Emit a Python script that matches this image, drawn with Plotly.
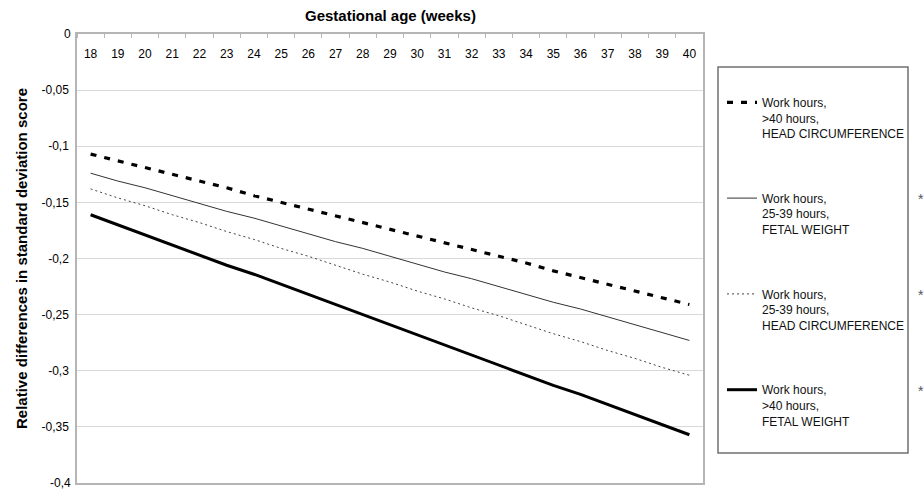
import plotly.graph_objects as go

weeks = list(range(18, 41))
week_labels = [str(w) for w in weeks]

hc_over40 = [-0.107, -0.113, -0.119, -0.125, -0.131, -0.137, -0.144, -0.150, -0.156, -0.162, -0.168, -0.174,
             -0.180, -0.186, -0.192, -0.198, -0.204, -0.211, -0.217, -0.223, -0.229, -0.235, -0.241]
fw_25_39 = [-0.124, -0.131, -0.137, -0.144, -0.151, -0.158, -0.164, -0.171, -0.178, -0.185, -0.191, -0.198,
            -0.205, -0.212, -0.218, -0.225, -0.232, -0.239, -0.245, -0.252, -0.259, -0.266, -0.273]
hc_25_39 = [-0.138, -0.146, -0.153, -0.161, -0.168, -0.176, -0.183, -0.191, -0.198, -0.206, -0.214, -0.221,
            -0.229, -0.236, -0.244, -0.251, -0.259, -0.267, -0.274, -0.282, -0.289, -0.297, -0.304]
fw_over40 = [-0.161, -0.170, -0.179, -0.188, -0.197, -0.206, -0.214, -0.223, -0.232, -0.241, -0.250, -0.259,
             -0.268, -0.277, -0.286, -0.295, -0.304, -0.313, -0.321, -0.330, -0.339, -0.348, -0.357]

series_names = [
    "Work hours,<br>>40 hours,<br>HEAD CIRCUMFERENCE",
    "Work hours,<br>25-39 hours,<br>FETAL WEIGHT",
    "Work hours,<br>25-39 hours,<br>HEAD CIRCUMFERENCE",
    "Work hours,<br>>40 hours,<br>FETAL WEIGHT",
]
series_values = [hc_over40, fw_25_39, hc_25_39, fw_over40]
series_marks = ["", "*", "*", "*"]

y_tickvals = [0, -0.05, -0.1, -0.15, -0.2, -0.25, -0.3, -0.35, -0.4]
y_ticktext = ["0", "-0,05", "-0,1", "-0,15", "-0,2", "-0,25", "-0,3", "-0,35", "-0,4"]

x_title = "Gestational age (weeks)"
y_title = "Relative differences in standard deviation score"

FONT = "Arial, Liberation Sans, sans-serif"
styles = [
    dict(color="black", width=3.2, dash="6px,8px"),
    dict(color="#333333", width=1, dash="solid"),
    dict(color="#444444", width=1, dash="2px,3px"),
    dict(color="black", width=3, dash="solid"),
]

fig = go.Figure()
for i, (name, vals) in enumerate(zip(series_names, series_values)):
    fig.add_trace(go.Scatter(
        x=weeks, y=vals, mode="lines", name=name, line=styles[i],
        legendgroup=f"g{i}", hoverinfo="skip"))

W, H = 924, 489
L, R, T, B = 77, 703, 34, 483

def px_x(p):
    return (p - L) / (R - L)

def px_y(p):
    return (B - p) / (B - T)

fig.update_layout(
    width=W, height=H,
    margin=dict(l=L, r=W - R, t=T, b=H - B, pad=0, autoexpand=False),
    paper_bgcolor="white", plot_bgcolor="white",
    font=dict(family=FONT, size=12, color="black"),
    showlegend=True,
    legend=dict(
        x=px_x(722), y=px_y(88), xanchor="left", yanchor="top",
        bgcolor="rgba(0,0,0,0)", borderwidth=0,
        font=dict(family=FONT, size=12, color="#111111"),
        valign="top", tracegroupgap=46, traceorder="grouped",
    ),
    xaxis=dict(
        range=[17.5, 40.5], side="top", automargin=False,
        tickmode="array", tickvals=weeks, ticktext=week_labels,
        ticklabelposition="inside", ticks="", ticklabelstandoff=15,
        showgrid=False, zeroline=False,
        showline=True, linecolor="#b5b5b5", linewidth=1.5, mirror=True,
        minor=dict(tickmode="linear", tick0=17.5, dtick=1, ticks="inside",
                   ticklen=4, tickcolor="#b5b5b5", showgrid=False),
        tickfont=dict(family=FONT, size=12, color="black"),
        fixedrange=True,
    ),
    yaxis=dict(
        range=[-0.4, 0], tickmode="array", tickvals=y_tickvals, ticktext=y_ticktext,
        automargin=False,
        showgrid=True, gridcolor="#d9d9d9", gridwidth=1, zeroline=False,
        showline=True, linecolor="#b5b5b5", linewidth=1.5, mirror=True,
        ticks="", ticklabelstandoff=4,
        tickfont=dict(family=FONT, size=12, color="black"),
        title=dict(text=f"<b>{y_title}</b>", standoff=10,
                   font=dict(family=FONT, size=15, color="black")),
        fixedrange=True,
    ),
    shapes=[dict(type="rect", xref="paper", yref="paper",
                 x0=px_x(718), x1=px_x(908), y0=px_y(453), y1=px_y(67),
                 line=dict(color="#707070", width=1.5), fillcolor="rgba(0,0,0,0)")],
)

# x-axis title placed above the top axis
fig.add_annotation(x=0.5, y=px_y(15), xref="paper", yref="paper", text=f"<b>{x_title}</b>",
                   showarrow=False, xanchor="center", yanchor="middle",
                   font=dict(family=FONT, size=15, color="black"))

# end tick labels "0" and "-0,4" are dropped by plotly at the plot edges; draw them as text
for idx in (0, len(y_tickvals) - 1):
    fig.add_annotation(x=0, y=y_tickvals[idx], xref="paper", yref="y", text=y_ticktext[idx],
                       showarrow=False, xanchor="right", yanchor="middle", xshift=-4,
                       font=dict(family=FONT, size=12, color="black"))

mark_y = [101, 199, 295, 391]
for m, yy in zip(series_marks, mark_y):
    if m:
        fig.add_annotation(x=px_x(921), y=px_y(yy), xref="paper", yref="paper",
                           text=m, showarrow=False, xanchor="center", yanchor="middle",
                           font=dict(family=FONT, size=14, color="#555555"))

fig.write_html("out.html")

TASK DIRECTIONS ::
Quote, please, every line of the material above from its start through the line that has "week_labels = [str(w) for w in weeks]", reproducing the words exactly and dropping any images.

TASK ANSWER ::
Emit a Python script that matches this image, drawn with Plotly.
import plotly.graph_objects as go

weeks = list(range(18, 41))
week_labels = [str(w) for w in weeks]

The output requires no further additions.